Esa solución no impidió que ya se diera algún anticipo parcial del actual conflicto. Ocurrió en 1947, cuando la Federación Agraria, entonces expresión de los chacareros arrendatarios, llegó a amenazar con quemar la cosecha para la cual el Gobierno había fijado precios que encontraba insatisfactorios; y luego de un breve intercambio de amenazas cada vez más truculentas obtuvo un modesto reajuste de los precios que objetaba con tanta energía. Poco después desaparecía la ocasión para nuevos conflictos al cesar la breve bonanza exportadora de posguerra, y sólo después de que en 1963 se cerró la etapa de precios y volúmenes deprimidos abierta más de diez años antes, esa oportunidad vino a repetirse.

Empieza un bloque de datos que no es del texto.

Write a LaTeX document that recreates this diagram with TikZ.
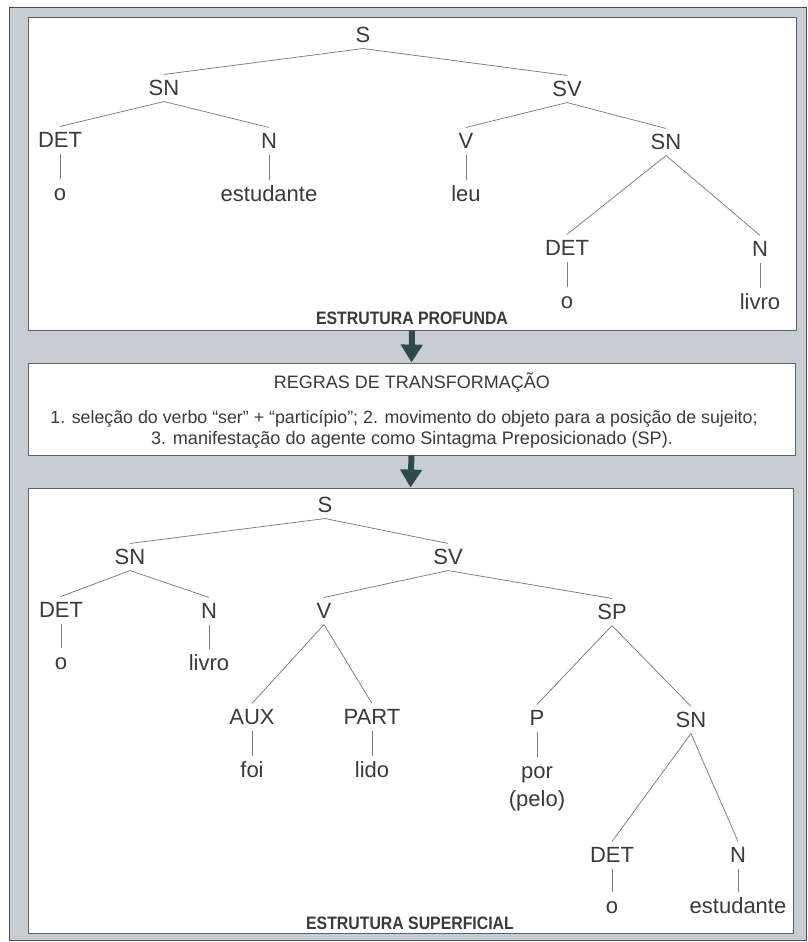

Eso hizo posible que en 1967, siendo presidente el general Onganía y ministro de Economía el doctor Krieger Vasena, se introdujera por primera vez el régimen de retenciones que está en el origen del actual conflicto, en ese caso para financiar un ambicioso plan de obras públicas destinado a revitalizar otros sectores de la economía, sin provocar por cierto reacciones como la que ha desencadenado la reciente iniciativa del ministro Lousteau.

Si esas reacciones no se produjeron entonces y sí ahora es, en parte, porque no se había completado aún la transformación social de la que fue teatro la pampa húmeda a partir de la revolución peronista. Debido a los efectos de la congelación de arrendamientos -sólo derogada por el gobierno del general Onganía-, los chacareros en tierra ajena no tenían ya una presencia numéricamente dominante en esa sociedad, pero estaban apenas comenzando la expansión de la agricultura en tierras antes ganaderas y los avances de la mecanización -con su consecuencia en el despoblamiento de los campos- que iban transformar profundamente el paisaje social de la pampa húmeda, despojando a sus conflictos internos de la gravitación que habían tenido en el pasado, aunque ya por entonces se habían atenuado lo suficiente: cuando el general Lanusse ofreció la secretaría de agricultura al presidente de la Sociedad Rural, éste le sugirió que designara en su lugar al de la Federación Agraria, que se guiaría en su gestión por criterios muy parecidos sin que pudiera reprochársele su pertenencia a la oligarquía terrateniente. La consecuencia es que hoy la defensa de la prosperidad “del campo”, una prosperidad que se percibe, mejor que en el mismo campo, en los centros urbanos menores, en los cuales -mientras luego del derrumbe de 2001 el Apocalipsis parecía haberse desencadenado en las grandes ciudades de la región- seguía reinando un aire de normalidad, prosperidad y tranquilidad que hacía difícil creer que formaban parte del mismo país, y que ha alcanzado también finalmente a la que fue sólo anteayer capital de los cereales (y del peronismo) y hoy es socialista capital de la soja, es capaz de movilizar en Rosario a muchedumbres que no tienen necesariamente parte directa en el conflicto, pero perciben muy bien hasta qué punto esa prosperidad ha repercutido positivamente en sus vidas.

Es entonces quizá un poco injusto achacar a la indudable torpeza con que el Gobierno se ha manejado a lo largo del presente conflicto la solidez que conserva el movimiento de protesta, que se debe más bien a que -por desigual que sea la distribución de los frutos de la “prosperidad del campo”- ésta ha alcanzado a sectores mucho más amplios de la sociedad de la pampa húmeda de lo que sostiene (y sin duda cree) la señora Cristina Fernández de Kirchner.

Fuente: suplemento Enfoques en el diario La Nación, 22 de junio de 2008.